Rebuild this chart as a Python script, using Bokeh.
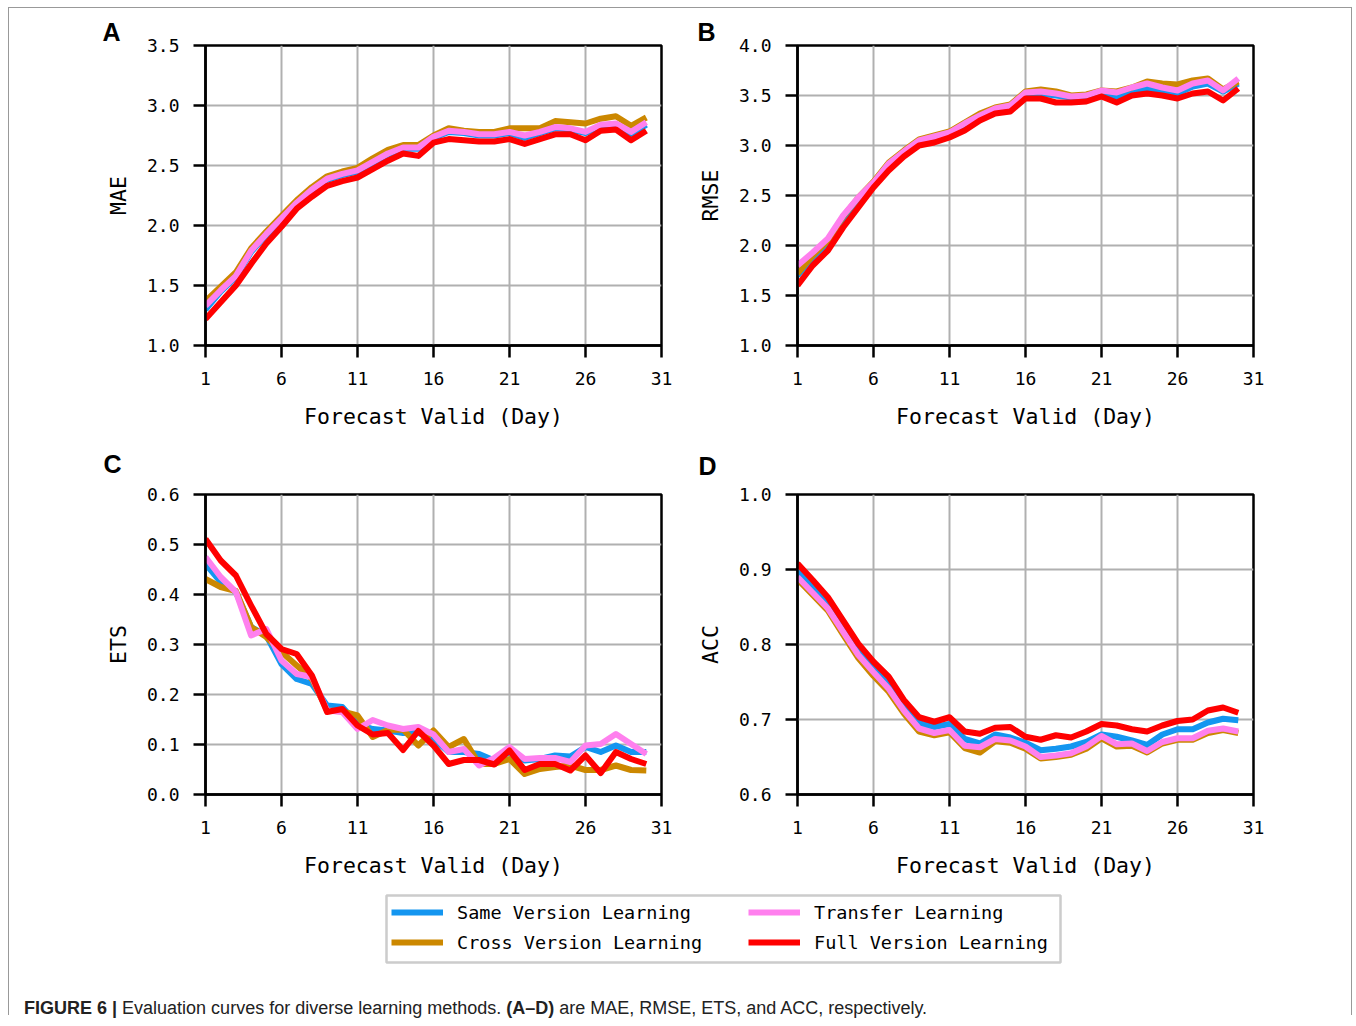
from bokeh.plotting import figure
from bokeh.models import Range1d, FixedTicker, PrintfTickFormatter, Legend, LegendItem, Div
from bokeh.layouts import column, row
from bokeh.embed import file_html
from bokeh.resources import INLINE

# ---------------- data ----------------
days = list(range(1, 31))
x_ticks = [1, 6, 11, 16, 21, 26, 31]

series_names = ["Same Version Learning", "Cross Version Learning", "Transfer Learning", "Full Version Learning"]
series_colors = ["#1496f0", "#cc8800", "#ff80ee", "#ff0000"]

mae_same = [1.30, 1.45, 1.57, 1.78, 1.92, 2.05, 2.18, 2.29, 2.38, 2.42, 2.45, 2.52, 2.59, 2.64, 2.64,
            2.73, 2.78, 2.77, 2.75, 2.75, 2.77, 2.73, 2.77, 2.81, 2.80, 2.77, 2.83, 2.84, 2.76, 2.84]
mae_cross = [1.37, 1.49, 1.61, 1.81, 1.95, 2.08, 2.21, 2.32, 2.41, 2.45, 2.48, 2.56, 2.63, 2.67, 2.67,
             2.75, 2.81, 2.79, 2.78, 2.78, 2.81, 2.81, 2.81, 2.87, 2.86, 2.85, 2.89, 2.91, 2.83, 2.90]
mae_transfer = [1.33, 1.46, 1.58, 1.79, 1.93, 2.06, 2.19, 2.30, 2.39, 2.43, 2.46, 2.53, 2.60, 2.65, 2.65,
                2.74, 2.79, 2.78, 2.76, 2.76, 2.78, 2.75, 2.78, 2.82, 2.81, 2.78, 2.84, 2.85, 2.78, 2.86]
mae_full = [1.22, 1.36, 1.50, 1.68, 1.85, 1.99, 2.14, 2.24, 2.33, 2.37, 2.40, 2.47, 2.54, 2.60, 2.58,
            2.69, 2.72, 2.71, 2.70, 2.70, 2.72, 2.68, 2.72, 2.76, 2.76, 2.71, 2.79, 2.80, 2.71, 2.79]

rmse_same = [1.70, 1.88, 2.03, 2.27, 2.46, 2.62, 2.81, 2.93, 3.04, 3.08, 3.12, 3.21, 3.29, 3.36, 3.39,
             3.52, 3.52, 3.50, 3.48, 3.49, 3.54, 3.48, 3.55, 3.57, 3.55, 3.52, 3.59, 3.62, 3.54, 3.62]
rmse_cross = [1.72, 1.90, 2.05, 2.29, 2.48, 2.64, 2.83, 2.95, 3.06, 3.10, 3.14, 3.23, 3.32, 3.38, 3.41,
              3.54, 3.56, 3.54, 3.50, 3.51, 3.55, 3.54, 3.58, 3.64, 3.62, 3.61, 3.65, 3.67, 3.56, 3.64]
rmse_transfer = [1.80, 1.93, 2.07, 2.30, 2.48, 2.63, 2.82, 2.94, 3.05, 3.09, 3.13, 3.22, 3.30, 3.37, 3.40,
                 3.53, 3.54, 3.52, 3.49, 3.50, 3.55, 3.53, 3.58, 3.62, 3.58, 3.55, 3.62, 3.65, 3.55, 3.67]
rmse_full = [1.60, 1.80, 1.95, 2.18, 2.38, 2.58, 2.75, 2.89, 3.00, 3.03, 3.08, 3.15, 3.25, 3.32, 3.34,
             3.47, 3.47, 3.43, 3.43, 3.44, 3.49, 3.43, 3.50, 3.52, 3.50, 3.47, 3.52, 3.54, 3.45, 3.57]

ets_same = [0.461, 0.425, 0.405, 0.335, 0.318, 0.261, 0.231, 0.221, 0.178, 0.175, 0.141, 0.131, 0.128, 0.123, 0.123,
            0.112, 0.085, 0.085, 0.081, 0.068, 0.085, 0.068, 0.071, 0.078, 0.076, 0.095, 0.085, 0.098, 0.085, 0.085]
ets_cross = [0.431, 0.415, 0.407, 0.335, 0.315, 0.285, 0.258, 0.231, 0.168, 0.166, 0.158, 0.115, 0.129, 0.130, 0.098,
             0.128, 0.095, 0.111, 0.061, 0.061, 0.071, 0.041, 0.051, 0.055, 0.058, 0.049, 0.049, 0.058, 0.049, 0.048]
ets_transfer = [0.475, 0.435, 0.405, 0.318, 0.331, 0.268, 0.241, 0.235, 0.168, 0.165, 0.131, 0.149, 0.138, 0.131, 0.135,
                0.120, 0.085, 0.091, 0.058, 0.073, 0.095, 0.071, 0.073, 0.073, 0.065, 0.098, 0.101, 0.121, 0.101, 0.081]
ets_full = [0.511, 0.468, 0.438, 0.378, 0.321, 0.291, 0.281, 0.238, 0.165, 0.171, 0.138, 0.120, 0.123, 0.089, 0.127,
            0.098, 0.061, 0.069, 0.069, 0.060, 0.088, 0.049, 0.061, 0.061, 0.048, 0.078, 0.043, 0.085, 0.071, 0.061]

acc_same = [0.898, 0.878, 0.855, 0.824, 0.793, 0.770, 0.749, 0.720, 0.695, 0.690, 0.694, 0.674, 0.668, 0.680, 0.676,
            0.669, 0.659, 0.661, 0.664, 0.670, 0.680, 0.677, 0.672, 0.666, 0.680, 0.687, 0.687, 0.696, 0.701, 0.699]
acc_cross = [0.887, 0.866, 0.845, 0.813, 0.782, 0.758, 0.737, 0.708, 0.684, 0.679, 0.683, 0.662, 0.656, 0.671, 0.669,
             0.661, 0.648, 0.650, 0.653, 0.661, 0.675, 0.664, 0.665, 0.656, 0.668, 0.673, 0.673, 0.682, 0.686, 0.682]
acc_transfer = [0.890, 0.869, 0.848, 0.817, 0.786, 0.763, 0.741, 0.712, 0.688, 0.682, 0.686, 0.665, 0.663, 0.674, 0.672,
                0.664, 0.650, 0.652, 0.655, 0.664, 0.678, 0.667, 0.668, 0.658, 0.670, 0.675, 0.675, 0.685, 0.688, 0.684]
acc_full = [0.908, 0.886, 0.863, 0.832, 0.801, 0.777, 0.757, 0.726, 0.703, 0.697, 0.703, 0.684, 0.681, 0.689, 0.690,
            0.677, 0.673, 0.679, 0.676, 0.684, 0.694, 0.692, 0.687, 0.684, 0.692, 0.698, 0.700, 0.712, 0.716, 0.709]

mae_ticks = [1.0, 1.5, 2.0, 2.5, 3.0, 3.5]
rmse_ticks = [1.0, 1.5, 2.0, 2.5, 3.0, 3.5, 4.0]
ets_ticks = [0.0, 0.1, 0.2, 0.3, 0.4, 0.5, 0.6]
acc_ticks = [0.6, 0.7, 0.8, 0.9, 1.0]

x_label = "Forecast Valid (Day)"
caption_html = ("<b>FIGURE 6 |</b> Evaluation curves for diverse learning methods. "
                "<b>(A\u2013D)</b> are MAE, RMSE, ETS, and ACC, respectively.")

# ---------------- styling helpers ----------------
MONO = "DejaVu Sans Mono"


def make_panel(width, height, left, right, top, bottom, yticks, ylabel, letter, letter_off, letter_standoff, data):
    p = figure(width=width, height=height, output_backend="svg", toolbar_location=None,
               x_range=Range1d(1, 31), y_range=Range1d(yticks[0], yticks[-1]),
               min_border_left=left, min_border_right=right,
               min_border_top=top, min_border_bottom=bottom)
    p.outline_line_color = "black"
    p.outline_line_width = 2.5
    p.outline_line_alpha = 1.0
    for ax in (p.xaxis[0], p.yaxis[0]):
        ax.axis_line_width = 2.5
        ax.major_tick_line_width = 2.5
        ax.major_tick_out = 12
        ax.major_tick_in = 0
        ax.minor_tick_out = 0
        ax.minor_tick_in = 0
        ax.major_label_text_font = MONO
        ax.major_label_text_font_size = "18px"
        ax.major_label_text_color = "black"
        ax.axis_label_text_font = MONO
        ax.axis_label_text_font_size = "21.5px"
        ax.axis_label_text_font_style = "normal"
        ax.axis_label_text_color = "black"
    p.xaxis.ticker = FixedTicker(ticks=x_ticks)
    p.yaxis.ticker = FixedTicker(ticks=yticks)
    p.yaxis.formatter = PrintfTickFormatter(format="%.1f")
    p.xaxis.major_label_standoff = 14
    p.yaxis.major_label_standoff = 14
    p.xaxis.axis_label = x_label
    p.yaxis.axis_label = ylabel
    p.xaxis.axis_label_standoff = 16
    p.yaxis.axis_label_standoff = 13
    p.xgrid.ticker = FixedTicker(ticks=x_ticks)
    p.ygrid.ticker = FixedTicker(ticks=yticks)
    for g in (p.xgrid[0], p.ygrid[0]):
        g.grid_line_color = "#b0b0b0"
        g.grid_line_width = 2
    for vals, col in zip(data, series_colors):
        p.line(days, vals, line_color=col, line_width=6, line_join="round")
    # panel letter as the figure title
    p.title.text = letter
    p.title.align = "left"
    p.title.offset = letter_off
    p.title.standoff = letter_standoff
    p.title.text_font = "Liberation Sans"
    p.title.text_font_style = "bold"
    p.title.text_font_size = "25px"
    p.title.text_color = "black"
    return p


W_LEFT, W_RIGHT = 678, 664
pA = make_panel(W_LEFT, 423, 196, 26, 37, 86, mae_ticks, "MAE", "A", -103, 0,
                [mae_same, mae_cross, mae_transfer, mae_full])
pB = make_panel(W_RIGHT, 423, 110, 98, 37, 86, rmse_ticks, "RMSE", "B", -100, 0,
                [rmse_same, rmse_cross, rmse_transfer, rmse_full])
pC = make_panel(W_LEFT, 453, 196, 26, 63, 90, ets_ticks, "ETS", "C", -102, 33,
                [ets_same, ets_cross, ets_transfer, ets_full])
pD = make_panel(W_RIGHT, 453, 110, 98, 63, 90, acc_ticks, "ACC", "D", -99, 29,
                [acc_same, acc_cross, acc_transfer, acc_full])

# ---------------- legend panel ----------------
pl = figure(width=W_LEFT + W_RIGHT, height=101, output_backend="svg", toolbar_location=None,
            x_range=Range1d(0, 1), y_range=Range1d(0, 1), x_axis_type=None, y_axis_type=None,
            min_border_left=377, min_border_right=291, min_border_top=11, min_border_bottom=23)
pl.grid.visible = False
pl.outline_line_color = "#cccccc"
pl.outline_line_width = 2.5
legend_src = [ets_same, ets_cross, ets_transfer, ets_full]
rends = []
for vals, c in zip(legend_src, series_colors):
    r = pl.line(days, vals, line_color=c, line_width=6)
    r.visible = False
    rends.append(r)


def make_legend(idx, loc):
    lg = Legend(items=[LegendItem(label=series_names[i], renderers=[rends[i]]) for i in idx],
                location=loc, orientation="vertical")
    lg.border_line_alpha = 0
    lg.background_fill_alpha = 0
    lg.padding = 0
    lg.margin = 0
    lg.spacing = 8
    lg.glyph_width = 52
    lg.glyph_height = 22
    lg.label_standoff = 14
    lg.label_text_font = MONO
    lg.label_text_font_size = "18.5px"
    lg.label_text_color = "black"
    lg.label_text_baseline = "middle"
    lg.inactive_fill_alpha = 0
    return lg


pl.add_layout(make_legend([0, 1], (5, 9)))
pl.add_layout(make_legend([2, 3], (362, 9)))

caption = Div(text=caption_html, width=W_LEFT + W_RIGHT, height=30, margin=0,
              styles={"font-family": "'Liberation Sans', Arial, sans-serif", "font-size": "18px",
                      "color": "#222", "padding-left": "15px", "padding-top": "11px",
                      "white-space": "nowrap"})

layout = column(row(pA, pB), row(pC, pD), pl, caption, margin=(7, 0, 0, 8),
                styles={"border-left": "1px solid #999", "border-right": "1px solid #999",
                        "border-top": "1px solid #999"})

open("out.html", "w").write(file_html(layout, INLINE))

GIVEN REQUEST: Please repeat exactly the data above from its first line to the line that contains "2.80, 2.71, 2.79]", inclusive, and leave every picture out.

TASK OUTPUT:
Rebuild this chart as a Python script, using Bokeh.
from bokeh.plotting import figure
from bokeh.models import Range1d, FixedTicker, PrintfTickFormatter, Legend, LegendItem, Div
from bokeh.layouts import column, row
from bokeh.embed import file_html
from bokeh.resources import INLINE

# ---------------- data ----------------
days = list(range(1, 31))
x_ticks = [1, 6, 11, 16, 21, 26, 31]

series_names = ["Same Version Learning", "Cross Version Learning", "Transfer Learning", "Full Version Learning"]
series_colors = ["#1496f0", "#cc8800", "#ff80ee", "#ff0000"]

mae_same = [1.30, 1.45, 1.57, 1.78, 1.92, 2.05, 2.18, 2.29, 2.38, 2.42, 2.45, 2.52, 2.59, 2.64, 2.64,
            2.73, 2.78, 2.77, 2.75, 2.75, 2.77, 2.73, 2.77, 2.81, 2.80, 2.77, 2.83, 2.84, 2.76, 2.84]
mae_cross = [1.37, 1.49, 1.61, 1.81, 1.95, 2.08, 2.21, 2.32, 2.41, 2.45, 2.48, 2.56, 2.63, 2.67, 2.67,
             2.75, 2.81, 2.79, 2.78, 2.78, 2.81, 2.81, 2.81, 2.87, 2.86, 2.85, 2.89, 2.91, 2.83, 2.90]
mae_transfer = [1.33, 1.46, 1.58, 1.79, 1.93, 2.06, 2.19, 2.30, 2.39, 2.43, 2.46, 2.53, 2.60, 2.65, 2.65,
                2.74, 2.79, 2.78, 2.76, 2.76, 2.78, 2.75, 2.78, 2.82, 2.81, 2.78, 2.84, 2.85, 2.78, 2.86]
mae_full = [1.22, 1.36, 1.50, 1.68, 1.85, 1.99, 2.14, 2.24, 2.33, 2.37, 2.40, 2.47, 2.54, 2.60, 2.58,
            2.69, 2.72, 2.71, 2.70, 2.70, 2.72, 2.68, 2.72, 2.76, 2.76, 2.71, 2.79, 2.80, 2.71, 2.79]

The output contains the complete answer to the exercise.